[The exercise]
Find, in the records below, the line that contains "Output the Python" and the line that contains "series = [n200, n400, local_exp]". Copy those two lines and everything between them exactly, but not the pictures.

[Items]
┄┄┄┄┄┄┄┄┄┄

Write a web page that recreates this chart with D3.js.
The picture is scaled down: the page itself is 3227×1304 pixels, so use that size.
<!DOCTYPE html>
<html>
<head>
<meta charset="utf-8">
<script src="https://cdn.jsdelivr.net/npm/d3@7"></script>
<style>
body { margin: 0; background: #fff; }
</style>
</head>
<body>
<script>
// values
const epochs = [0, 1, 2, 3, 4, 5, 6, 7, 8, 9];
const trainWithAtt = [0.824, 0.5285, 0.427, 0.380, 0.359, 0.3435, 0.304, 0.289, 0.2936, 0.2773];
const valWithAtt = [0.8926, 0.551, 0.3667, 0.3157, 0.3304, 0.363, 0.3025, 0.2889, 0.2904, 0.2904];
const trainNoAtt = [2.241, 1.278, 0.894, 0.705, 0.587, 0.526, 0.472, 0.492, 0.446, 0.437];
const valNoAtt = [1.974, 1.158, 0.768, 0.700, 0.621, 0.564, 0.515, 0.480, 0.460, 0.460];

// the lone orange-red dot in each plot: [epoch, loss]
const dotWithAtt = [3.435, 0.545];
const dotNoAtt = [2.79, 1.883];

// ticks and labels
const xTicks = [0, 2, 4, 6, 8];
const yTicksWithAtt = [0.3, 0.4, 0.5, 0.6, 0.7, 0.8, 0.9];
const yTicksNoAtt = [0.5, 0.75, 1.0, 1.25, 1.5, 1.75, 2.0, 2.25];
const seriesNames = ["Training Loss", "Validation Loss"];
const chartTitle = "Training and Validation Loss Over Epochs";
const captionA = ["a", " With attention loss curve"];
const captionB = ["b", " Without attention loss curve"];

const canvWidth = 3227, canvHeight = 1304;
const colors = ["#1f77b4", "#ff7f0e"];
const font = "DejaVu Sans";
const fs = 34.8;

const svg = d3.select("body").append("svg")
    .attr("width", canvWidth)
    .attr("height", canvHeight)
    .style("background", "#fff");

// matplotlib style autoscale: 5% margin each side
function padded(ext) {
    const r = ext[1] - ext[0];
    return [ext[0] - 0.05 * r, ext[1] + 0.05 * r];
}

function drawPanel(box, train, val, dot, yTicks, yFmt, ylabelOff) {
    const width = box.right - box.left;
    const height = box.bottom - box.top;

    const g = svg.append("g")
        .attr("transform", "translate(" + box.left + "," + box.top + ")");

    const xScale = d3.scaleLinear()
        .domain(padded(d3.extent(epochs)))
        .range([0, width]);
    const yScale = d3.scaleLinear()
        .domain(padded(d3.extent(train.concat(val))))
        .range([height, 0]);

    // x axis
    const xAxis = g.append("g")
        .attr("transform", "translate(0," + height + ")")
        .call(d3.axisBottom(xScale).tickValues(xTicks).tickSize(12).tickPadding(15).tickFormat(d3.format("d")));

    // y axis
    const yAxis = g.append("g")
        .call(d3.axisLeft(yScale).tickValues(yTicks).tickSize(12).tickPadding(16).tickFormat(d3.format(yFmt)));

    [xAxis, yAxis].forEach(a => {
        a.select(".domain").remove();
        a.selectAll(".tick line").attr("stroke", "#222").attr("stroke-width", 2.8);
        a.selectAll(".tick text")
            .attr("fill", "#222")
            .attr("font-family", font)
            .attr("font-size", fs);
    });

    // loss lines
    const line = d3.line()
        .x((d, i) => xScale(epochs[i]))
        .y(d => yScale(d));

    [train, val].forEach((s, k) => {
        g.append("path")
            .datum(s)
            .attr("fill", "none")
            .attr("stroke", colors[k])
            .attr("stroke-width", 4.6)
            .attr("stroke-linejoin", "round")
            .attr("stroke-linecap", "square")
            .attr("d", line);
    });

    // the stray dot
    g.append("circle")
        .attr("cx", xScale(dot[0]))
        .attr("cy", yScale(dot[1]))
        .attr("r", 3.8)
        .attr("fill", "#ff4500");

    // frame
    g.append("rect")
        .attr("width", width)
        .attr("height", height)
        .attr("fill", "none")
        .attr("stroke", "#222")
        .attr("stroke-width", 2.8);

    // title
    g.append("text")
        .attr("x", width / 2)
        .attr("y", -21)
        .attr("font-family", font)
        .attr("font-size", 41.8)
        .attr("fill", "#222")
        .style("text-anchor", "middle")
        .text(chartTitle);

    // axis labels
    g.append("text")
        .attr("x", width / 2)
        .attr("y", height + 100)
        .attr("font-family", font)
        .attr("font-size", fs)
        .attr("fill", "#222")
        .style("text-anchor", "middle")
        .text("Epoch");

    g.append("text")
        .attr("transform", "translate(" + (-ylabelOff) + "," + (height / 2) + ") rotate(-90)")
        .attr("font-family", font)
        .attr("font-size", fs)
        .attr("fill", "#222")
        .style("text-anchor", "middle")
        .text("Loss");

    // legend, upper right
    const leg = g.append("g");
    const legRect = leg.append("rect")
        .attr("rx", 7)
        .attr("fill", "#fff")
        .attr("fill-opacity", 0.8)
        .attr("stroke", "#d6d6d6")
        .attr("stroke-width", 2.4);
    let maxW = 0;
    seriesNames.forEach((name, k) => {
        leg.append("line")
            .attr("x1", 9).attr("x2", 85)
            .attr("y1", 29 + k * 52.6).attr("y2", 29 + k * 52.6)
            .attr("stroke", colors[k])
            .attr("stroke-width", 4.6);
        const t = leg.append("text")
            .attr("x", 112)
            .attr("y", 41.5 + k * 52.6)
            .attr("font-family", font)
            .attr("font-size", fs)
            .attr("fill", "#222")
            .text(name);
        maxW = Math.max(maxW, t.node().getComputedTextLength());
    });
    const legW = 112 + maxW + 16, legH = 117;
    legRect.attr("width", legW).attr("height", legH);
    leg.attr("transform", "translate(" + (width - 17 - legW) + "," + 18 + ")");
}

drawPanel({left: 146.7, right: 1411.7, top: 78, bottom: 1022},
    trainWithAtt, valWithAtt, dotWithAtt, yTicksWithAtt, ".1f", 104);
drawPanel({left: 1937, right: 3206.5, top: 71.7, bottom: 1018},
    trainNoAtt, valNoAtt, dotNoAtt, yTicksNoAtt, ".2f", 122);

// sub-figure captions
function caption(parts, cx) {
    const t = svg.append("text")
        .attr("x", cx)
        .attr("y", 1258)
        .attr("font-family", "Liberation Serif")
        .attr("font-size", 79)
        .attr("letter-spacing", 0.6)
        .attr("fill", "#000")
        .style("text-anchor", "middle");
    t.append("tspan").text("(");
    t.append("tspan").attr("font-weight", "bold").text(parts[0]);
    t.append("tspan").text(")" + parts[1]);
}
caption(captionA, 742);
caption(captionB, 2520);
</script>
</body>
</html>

┄┄┄┄┄┄┄┄┄┄

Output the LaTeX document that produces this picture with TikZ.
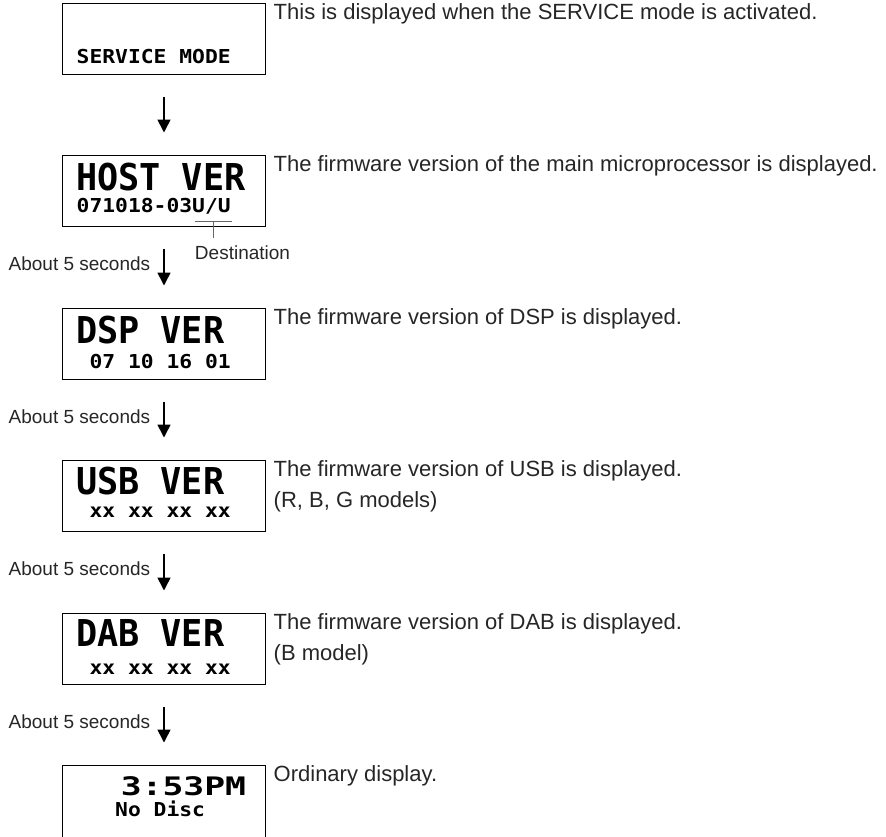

┄┄┄┄┄┄┄┄┄┄

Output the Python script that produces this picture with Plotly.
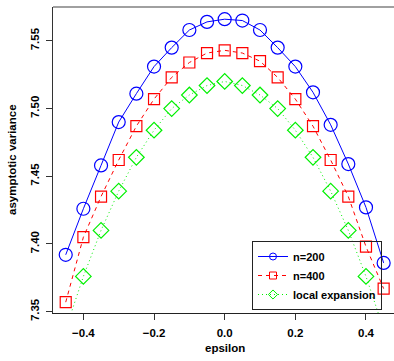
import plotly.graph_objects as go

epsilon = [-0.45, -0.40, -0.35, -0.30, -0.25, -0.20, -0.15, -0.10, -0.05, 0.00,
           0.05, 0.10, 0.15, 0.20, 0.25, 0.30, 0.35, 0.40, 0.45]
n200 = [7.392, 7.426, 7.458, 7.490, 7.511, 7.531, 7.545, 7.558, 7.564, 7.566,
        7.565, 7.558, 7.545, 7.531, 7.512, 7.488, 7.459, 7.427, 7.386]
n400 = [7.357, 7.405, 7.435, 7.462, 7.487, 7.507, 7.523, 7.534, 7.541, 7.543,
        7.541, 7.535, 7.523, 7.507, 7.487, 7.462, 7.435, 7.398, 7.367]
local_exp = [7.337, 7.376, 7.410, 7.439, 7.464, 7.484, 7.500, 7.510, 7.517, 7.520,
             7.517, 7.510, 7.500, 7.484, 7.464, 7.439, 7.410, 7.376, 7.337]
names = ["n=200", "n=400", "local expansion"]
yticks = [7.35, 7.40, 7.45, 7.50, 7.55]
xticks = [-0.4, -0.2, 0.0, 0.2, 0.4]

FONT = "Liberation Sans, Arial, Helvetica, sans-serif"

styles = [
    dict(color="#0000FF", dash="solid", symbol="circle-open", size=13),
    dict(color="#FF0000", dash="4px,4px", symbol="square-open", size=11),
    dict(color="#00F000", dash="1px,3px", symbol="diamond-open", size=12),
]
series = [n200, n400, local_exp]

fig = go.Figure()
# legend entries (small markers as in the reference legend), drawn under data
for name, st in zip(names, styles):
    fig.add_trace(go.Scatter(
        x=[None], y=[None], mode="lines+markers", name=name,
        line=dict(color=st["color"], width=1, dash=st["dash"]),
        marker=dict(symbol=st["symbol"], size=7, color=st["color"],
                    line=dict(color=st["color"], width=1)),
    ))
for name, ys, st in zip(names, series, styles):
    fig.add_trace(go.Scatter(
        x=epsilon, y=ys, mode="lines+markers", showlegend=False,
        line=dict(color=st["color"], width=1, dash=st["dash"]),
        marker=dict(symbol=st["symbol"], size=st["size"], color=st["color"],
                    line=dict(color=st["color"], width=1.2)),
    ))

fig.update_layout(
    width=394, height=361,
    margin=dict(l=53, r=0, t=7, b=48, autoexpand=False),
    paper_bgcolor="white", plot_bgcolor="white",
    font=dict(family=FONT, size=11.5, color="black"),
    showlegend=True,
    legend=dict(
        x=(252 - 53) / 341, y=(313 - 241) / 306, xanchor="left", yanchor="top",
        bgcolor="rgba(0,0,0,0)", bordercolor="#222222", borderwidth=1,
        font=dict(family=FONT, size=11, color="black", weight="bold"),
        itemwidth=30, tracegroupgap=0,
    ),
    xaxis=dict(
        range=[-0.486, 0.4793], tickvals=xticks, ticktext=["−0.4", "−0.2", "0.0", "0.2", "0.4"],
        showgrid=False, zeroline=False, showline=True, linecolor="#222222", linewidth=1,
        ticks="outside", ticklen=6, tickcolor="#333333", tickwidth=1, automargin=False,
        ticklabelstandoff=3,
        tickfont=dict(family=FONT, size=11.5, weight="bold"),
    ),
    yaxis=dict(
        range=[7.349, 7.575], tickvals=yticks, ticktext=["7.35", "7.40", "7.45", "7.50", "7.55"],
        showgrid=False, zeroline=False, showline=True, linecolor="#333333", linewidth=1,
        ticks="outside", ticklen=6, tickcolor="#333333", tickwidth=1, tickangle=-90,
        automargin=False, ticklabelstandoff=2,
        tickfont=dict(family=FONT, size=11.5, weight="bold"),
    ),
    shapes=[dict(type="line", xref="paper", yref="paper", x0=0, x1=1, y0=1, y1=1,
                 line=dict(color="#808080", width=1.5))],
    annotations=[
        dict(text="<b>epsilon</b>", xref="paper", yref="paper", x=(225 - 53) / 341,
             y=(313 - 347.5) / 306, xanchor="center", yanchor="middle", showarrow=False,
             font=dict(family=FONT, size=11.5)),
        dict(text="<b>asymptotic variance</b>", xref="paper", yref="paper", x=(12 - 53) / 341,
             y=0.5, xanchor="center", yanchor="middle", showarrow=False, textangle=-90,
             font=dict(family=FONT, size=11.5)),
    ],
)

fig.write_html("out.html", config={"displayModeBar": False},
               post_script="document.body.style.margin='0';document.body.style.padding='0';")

┄┄┄┄┄┄┄┄┄┄

[Result for this exercise]
Output the Python script that produces this picture with Plotly.
import plotly.graph_objects as go

epsilon = [-0.45, -0.40, -0.35, -0.30, -0.25, -0.20, -0.15, -0.10, -0.05, 0.00,
           0.05, 0.10, 0.15, 0.20, 0.25, 0.30, 0.35, 0.40, 0.45]
n200 = [7.392, 7.426, 7.458, 7.490, 7.511, 7.531, 7.545, 7.558, 7.564, 7.566,
        7.565, 7.558, 7.545, 7.531, 7.512, 7.488, 7.459, 7.427, 7.386]
n400 = [7.357, 7.405, 7.435, 7.462, 7.487, 7.507, 7.523, 7.534, 7.541, 7.543,
        7.541, 7.535, 7.523, 7.507, 7.487, 7.462, 7.435, 7.398, 7.367]
local_exp = [7.337, 7.376, 7.410, 7.439, 7.464, 7.484, 7.500, 7.510, 7.517, 7.520,
             7.517, 7.510, 7.500, 7.484, 7.464, 7.439, 7.410, 7.376, 7.337]
names = ["n=200", "n=400", "local expansion"]
yticks = [7.35, 7.40, 7.45, 7.50, 7.55]
xticks = [-0.4, -0.2, 0.0, 0.2, 0.4]

FONT = "Liberation Sans, Arial, Helvetica, sans-serif"

styles = [
    dict(color="#0000FF", dash="solid", symbol="circle-open", size=13),
    dict(color="#FF0000", dash="4px,4px", symbol="square-open", size=11),
    dict(color="#00F000", dash="1px,3px", symbol="diamond-open", size=12),
]
series = [n200, n400, local_exp]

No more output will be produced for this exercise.